I don't think it has to happen with any show. At the end of Season 4, and the beginning of Season 5, there were some major changes, though. Some of our most-beloved sets were burned to the ground. The hero's woman became his big bad.

There were risks taken, and I spoke with Jim Kouf and David Greenwalt, our executive producers, and Jim just shrugged and said, 'Sometimes you have to take a chance and see if it works.' And they weren't being cavalier. I think that they just have the experience to know that sometimes you roll a six, sometimes you roll a two.

As long as you keep taking chances, that's where the fun is — and boy is it fun.

This season does seem like a lot of fun starting off. It's gone from supernatural procedural to action-adventure pretty quickly.

I really love the "Raiders of the Lost Ark" elements that are coming out. The developments on "Grimm" ... Nick and Monroe digging around in catacombs under an ancient church somewhere in Germany looking for treasure? It's so fun.

It's not that far removed from the world that our show started in: dark forests, fighting mythical creatures with axes and a hidden weapons trunk. These are very similar sensibilities. I think they work well together.

Speaking of working well together, the Juliette-Adalind-Nick relationship is ... weird. How did you take it when you knew that things would be heating up with your most bitter rival?

Well, they've certainly created a love triangle with the most possible drama — everything that you could possibly squeeze out of a love triangle.

I think the unexpected nature of the Nick-Adalind relationship threw people off and created camps: pro-Juliette camps and pro-Adalind camps. All you can say is kudos to the writing team.

Another kind of character development is getting out of Portland. With the city being such a part of the show, how does it feel to vacate — in the story — for a while?

Portland is strangely similar to Germany. I think that's really why, in fact, that we were able to have the show in Portland. The Black Forest of Germany looks very similar to the forest in and around Portland.

If fairy tales were ever real, they would be real in Portland or Bavaria. Dark, cloudy, verdant, overgrown, gnarled woods. If ever the big bad wolf were to live anywhere, it would be one of these two places.
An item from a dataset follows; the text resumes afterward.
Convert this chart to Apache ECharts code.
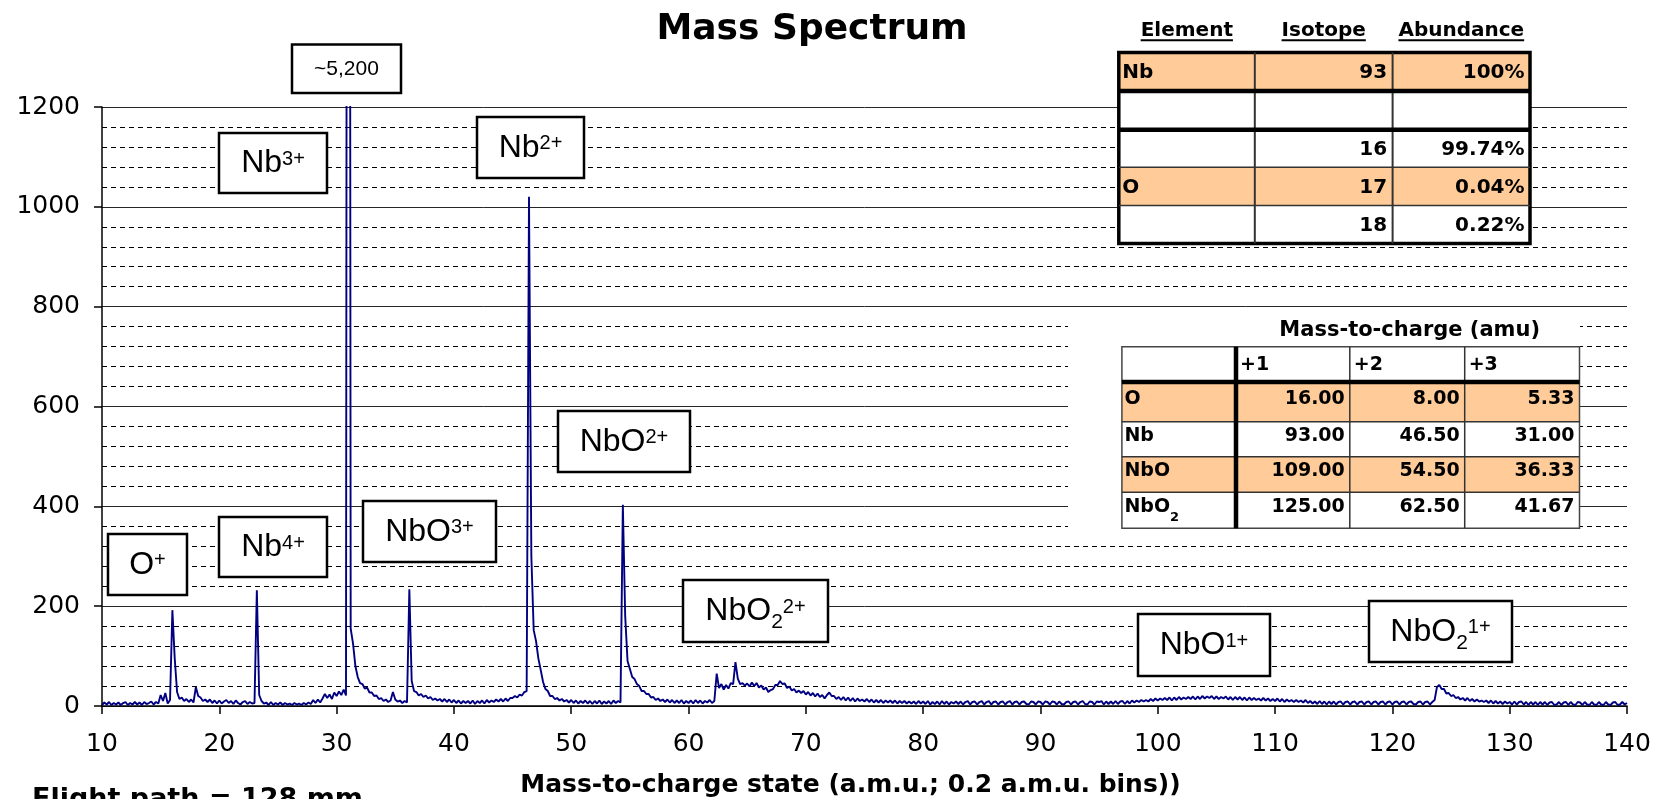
<!DOCTYPE html>
<html><head><meta charset="utf-8">
<script src="https://cdn.jsdelivr.net/npm/echarts@6/dist/echarts.min.js"></script>
<style>html,body{margin:0;padding:0;background:#fff}#main{width:1654px;height:799px}</style>
</head><body><div id="main"></div>
<script>
// ---------------- DATA ----------------
const binStart = 10;      // a.m.u.
const binWidth = 0.2;     // a.m.u. bins
// counts per 0.2 a.m.u. bin, one row per a.m.u. (x.0, x.2, x.4, x.6, x.8)
const intensity = [
  2,7,3,8,2,      // 10
  6,3,7,2,6,      // 11
  8,2,6,3,8,      // 12
  3,7,2,8,4,      // 13
  6,9,3,8,5,      // 14
  22,10,26,5,12,  // 15
  192,95,28,14,17,// 16
  10,14,8,13,7,   // 17
  38,20,17,10,13, // 18
  8,13,6,11,5,    // 19
  11,5,9,12,6,    // 20
  10,4,11,6,3,    // 21
  8,10,4,8,5,     // 22
  6,232,22,10,5,  // 23
  7,2,8,2,6,      // 24
  3,7,2,6,3,      // 25
  5,2,6,3,5,      // 26
  2,6,3,7,4,      // 27
  12,6,13,7,15,   // 28
  24,16,23,14,27, // 29
  20,29,22,33,21, // 30
  5200,155,125,80,58, // 31
  46,44,35,37,27, // 32
  27,20,21,14,16, // 33
  10,13,8,11,28,  // 34
  13,9,11,6,10,   // 35
  7,234,50,30,28, // 36
  21,24,18,21,15, // 37
  18,12,15,11,14, // 38
  9,14,8,13,7,    // 39
  12,6,11,5,10,   // 40
  6,10,5,11,4,    // 41
  10,6,11,5,12,   // 42
  7,11,8,13,9,    // 43
  14,9,15,10,16,  // 44
  16,20,17,23,21, // 45
  28,30,1020,300,152, // 46
  130,95,72,48,34,// 47
  30,20,20,14,16, // 48
  11,14,9,12,7,   // 49
  12,6,11,5,10,   // 50
  6,11,5,10,4,    // 51
  10,5,11,4,9,    // 52
  5,10,4,11,6,    // 53
  10,7,403,180,90,// 54
  74,58,54,44,40, // 55
  30,30,24,24,17, // 56
  18,12,15,10,13, // 57
  8,13,7,12,6,    // 58
  11,6,12,5,10,   // 59
  6,11,5,12,6,    // 60
  11,5,10,7,12,   // 61
  6,10,65,36,44,  // 62
  33,42,35,46,44, // 63
  88,55,44,46,41, // 64
  45,39,47,40,46, // 65
  37,41,33,37,28, // 66
  32,34,42,42,50, // 67
  44,45,36,39,31, // 68
  34,27,31,26,30, // 69
  23,28,21,26,19, // 70
  25,18,22,15,22, // 71
  27,20,20,14,18, // 72
  12,18,11,17,10, // 73
  16,9,15,10,13,  // 74
  9,14,8,13,7,    // 75
  12,7,12,6,11,   // 76
  7,11,6,11,5,    // 77
  10,6,10,5,9,    // 78
  5,9,4,10,5,     // 79
  9,4,10,3,8,     // 80
  4,9,3,10,4,     // 81
  9,3,8,5,9,      // 82
  4,9,3,8,10,     // 83
  3,8,9,3,8,      // 84
  10,3,8,10,3,    // 85
  8,9,3,8,9,      // 86
  3,8,10,3,8,     // 87
  9,3,8,9,4,      // 88
  3,9,8,3,9,      // 89
  8,3,9,8,3,      // 90
  9,8,3,9,4,      // 91
  3,8,9,3,8,      // 92
  9,3,8,10,4,     // 93
  3,9,8,3,9,      // 94
  8,10,3,9,4,     // 95
  9,4,10,4,9,     // 96
  10,4,10,5,11,   // 97
  7,11,8,12,9,    // 98
  12,9,14,10,15,  // 99
  11,15,12,16,12, // 100
  17,11,17,12,18, // 101
  13,17,14,18,14, // 102
  19,13,19,14,20, // 103
  15,19,16,20,14, // 104
  19,14,18,15,19, // 105
  13,18,12,18,13, // 106
  18,12,17,11,17, // 107
  12,16,12,15,11, // 108
  16,11,15,10,14, // 109
  10,15,9,14,8,   // 110
  13,9,12,8,12,   // 111
  8,11,7,12,6,    // 112
  10,5,9,4,10,    // 113
  4,9,3,9,4,      // 114
  9,3,8,9,3,      // 115
  8,9,3,8,9,      // 116
  3,8,9,3,8,      // 117
  9,3,8,9,3,      // 118
  8,9,3,8,9,      // 119
  3,8,9,3,8,      // 120
  9,3,8,9,4,      // 121
  3,8,9,3,8,      // 122
  9,3,8,12,38,    // 123
  42,34,34,25,26, // 124
  20,22,16,18,13, // 125
  16,11,16,10,14, // 126
  9,13,9,11,8,    // 127
  11,6,11,5,10,   // 128
  5,9,4,9,5,      // 129
  8,3,9,3,8,      // 130
  9,3,8,2,8,      // 131
  3,8,2,8,3,      // 132
  8,2,7,8,2,      // 133
  3,8,2,7,8,      // 134
  2,8,3,2,8,      // 135
  7,2,8,3,2,      // 136
  8,3,2,8,3,      // 137
  2,8,3,2,7,      // 138
  8,2,3,8,3,      // 139
  6               // 140
];

const chartTitle = 'Mass Spectrum';
const xAxisTitle = 'Mass-to-charge state (a.m.u.; 0.2 a.m.u. bins))';
const footNote = 'Flight path = 128 mm';
const offScaleNote = '~5,200';

// peak labels: [text, style] pieces ('n' normal, 'sup' superscript, 'sub' subscript)
const peakLabels = [
  [['O','n'],['+','sup']],
  [['Nb','n'],['4+','sup']],
  [['Nb','n'],['3+','sup']],
  [['NbO','n'],['3+','sup']],
  [['Nb','n'],['2+','sup']],
  [['NbO','n'],['2+','sup']],
  [['NbO','n'],['2','sub'],['2+','sup']],
  [['NbO','n'],['1+','sup']],
  [['NbO','n'],['2','sub'],['1+','sup']]
];

const isotopeHeader = ['Element', 'Isotope', 'Abundance'];
const isotopeRows = [
  ['Nb', '93', '100%'],
  ['', '', ''],
  ['', '16', '99.74%'],
  ['O', '17', '0.04%'],
  ['', '18', '0.22%']
];
const isotopeShaded = [true, false, false, true, false];

const mzTitle = 'Mass-to-charge (amu)';
const mzHeader = ['+1', '+2', '+3'];
const mzSpecies = [
  [['O','n']],
  [['Nb','n']],
  [['NbO','n']],
  [['NbO','n'],['2','sub']]
];
const mzValues = [
  ['16.00', '8.00', '5.33'],
  ['93.00', '46.50', '31.00'],
  ['109.00', '54.50', '36.33'],
  ['125.00', '62.50', '41.67']
];
const mzShaded = [true, false, true, false];

// ---------------- LAYOUT ----------------
const ORANGE = '#FFCC99';
const ctx = document.createElement('canvas').getContext('2d');
function textWidth(t, font) { ctx.font = font; return ctx.measureText(t).width; }
const els = [];
function addText(t, x, y, font, align) {
  els.push({type: 'text', z: 100, silent: true, style: {
    text: t, x: x, y: y, font: font, fill: '#000',
    textAlign: align || 'left', textVerticalAlign: 'middle', align: align || 'left', verticalAlign: 'middle'}});
}
function addRect(x0, y0, x1, y1, fill, stroke, lw) {
  els.push({type: 'rect', z: 100, silent: true,
    shape: {x: x0, y: y0, width: x1 - x0, height: y1 - y0},
    style: {fill: fill || 'none', stroke: stroke || 'none', lineWidth: lw || 0}});
}
function addLine(x1, y1, x2, y2, stroke, lw) {
  els.push({type: 'line', z: 101, silent: true, shape: {x1: x1, y1: y1, x2: x2, y2: y2},
    style: {stroke: stroke, lineWidth: lw}});
}
function addParts(parts, x, cy, spec, anchor) {
  let total = 0;
  const ws = parts.map(p => { const w = textWidth(p[0], spec[p[1]].font); total += w; return w; });
  let cur = anchor === 'center' ? x - total / 2 : x;
  parts.forEach((p, i) => {
    addText(p[0], cur, cy + spec[p[1]].dy, spec[p[1]].font, 'left');
    cur += ws[i];
  });
}

// title & notes
addText(chartTitle, 812, 29.5, 'bold 36px "DejaVu Sans"', 'center');
addText(footNote, 32, 800, 'bold 27px "DejaVu Sans"', 'left');

// off-scale note box
addRect(292, 44.5, 401, 93, '#fff', '#000', 2.5);
addText(offScaleNote, 346.5, 69, '21px "Liberation Sans"', 'center');

// peak label boxes
const boxes = [
  [108,534,187,595],[219,517,327,577],[219,133,327,193],[363,501,496,562],
  [477,117,584,178],[558,411,690,472],[683,580,828,642],[1138,614,1270,676],[1369,601,1512,662]
];
const labelSpec = {
  n:   {font: '32px "Liberation Sans"', dy: 0.5},
  sup: {font: '20px "Liberation Sans"', dy: -3.6},
  sub: {font: '21px "Liberation Sans"', dy: 11.5}
};
peakLabels.forEach((parts, i) => {
  const b = boxes[i];
  addRect(b[0], b[1], b[2], b[3], '#fff', '#000', 2.5);
  addParts(parts, (b[0] + b[2]) / 2, (b[1] + b[3]) / 2, labelSpec, 'center');
});

// isotope table
(function () {
  const cx = [1118.8, 1254.8, 1392.6, 1530];
  const ry = [52.5, 91, 129.7, 167.3, 205.5, 243.5];
  const hFont = 'bold 20px "DejaVu Sans"';
  const bFont = 'bold 20px "DejaVu Sans"';
  isotopeHeader.forEach((h, j) => {
    const mid = (cx[j] + cx[j + 1]) / 2;
    addText(h, mid, 30.5, hFont, 'center');
    const w = textWidth(h, hFont);
    addLine(mid - w / 2, 40.3, mid + w / 2, 40.3, '#000', 2);
  });
  isotopeRows.forEach((r, i) => {
    addRect(cx[0], ry[i], cx[3], ry[i + 1], isotopeShaded[i] ? ORANGE : '#fff');
  });
  addLine(cx[1], ry[0], cx[1], ry[5], '#333', 2);
  addLine(cx[2], ry[0], cx[2], ry[5], '#333', 2);
  addLine(cx[0], ry[1], cx[3], ry[1], '#000', 4.5);
  addLine(cx[0], ry[2], cx[3], ry[2], '#000', 4.5);
  addLine(cx[0], ry[3], cx[3], ry[3], '#333', 1.5);
  addLine(cx[0], ry[4], cx[3], ry[4], '#333', 1.5);
  addRect(cx[0], ry[0], cx[3], ry[5], null, '#000', 3.5);
  isotopeRows.forEach((r, i) => {
    const y = (ry[i] + ry[i + 1]) / 2 + 1.5;
    if (r[0]) addText(r[0], cx[0] + 3.5, y, bFont, 'left');
    if (r[1]) addText(r[1], cx[2] - 5.5, y, bFont, 'right');
    if (r[2]) addText(r[2], cx[3] - 5.5, y, bFont, 'right');
  });
})();

// mass-to-charge table
(function () {
  addRect(1068, 312, 1580, 530, '#fff');
  const cx = [1121.9, 1236, 1349.8, 1464.7, 1579.5];
  const ry = [346.7, 382, 421.7, 456.7, 492.3, 528.3];
  const font = 'bold 19px "DejaVu Sans"';
  addText(mzTitle, 1409.7, 331, 'bold 21px "DejaVu Sans"', 'center');
  addRect(cx[0], ry[0], cx[4], ry[1], '#fff');
  mzValues.forEach((r, i) => {
    addRect(cx[0], ry[i + 1], cx[4], ry[i + 2], mzShaded[i] ? ORANGE : '#fff');
  });
  [2, 3].forEach(j => addLine(cx[j], ry[0], cx[j], ry[5], '#333', 1.5));
  [2, 3, 4].forEach(i => addLine(cx[0], ry[i], cx[4], ry[i], '#333', 1.5));
  addRect(cx[0], ry[0], cx[4], ry[5], null, '#444', 1.5);
  addLine(cx[1], ry[0], cx[1], ry[5], '#000', 4.5);
  addLine(cx[0], ry[1], cx[4], ry[1], '#000', 4.5);
  mzHeader.forEach((h, j) => addText(h, cx[j + 1] + 4, 365, font, 'left'));
  const spec = {
    n:   {font: font, dy: 0},
    sub: {font: 'bold 13px "DejaVu Sans"', dy: 10.5}
  };
  mzValues.forEach((r, i) => {
    const y = (ry[i + 1] + ry[i + 2]) / 2 - 3;
    addParts(mzSpecies[i], cx[0] + 2.5, y, spec, 'left');
    r.forEach((v, j) => addText(v, cx[j + 2] - 5, y, font, 'right'));
  });
})();

// ---------------- CHART ----------------
const spectrum = intensity.map((v, i) => [Math.round((binStart + i * binWidth) * 10) / 10, v]);

const chart = echarts.init(document.getElementById('main'), null, {renderer: 'canvas'});
chart.setOption({
  animation: false,
  backgroundColor: '#fff',
  grid: {left: 102, right: 27, top: 107, bottom: 93, containLabel: false, outerBoundsMode: 'none'},
  xAxis: {
    type: 'value', min: 10, max: 140, interval: 10,
    axisLine: {show: true, onZero: false, lineStyle: {color: '#000', width: 1.5}},
    axisTick: {show: true, length: 8, lineStyle: {color: '#000', width: 1.5}},
    axisLabel: {fontFamily: 'DejaVu Sans', fontSize: 25, color: '#000', margin: 26},
    splitLine: {show: false},
    name: xAxisTitle, nameLocation: 'middle', nameGap: 67,
    nameTextStyle: {fontFamily: 'DejaVu Sans', fontWeight: 'bold', fontSize: 25, color: '#000', padding: [0, 28, 0, 0]}
  },
  yAxis: {
    type: 'value', min: 0, max: 1200, interval: 200,
    axisLine: {show: true, lineStyle: {color: '#000', width: 1.5}},
    axisTick: {show: true, length: 8, lineStyle: {color: '#000', width: 1.5}},
    axisLabel: {fontFamily: 'DejaVu Sans', fontSize: 25, color: '#000', margin: 22, formatter: v => String(v)},
    splitLine: {show: true, lineStyle: {color: '#262626', width: 1}},
    minorTick: {show: false, splitNumber: 5},
    minorSplitLine: {show: true, lineStyle: {color: '#000', width: 1, type: [5, 4]}}
  },
  series: [{
    type: 'line', data: spectrum, symbol: 'none', showSymbol: false, clip: true,
    silent: true, sampling: null,
    lineStyle: {color: '#000080', width: 1.9}
  }],
  graphic: {elements: els}
});
</script></body></html>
I'm surprised there aren't more direct flights to Frankfurt.

It's fun getting to buddy up with Monroe again [in the storyline]. I think the Nick-Monroe friendship is gold, and the fans love watching them interact. Monroe's light, exuberant personality, paired with Nick's very serious, taciturn personality — they play so well together.

As a lead actor on a show like this, under the radar but successful, how has the ride been?

One of the greatest regrets as an actor is that you're done with the audition or you're done with the scene, and you instantly beat yourself up. You're like, "Oooh! I should've done this! If only I had another chance." And you don't get another chance.

It's very rare that an actor gets so many opportunities between "action" and "cut." Most of your time as an actor is spent trying to get to that point, not living within those two points, and when you're on a long-running series, you have so much time in between those two moments to actually yell "cut."

So, I'm ever grateful for all of the opportunities I get to kind of change it up — fix things, better things, tweak things.

If we get a Season 6, it could very well be our last season, and it will be the first time that the writers would get to write to an ending. If we do, it'll be a very fun ride, with major events.

Well, here's the Peyton Manning question then: Do you know what you will do after that?

When you're an actor, you're conditioned to not look too far ahead. It's one season at a time for me. All you do is look forward to gearing up for that next fight.

It's usually something very personal to each actor. It's not as easy as "I want to do comedies." But you definitely want to create. Now that you see how things are done and you've been around directors for so long and producers for so long, you kind of understand the game a little more. Ultimately, you want to take more ownership, so I'd like to produce and direct. Anything where I can brood — on- or off-screen.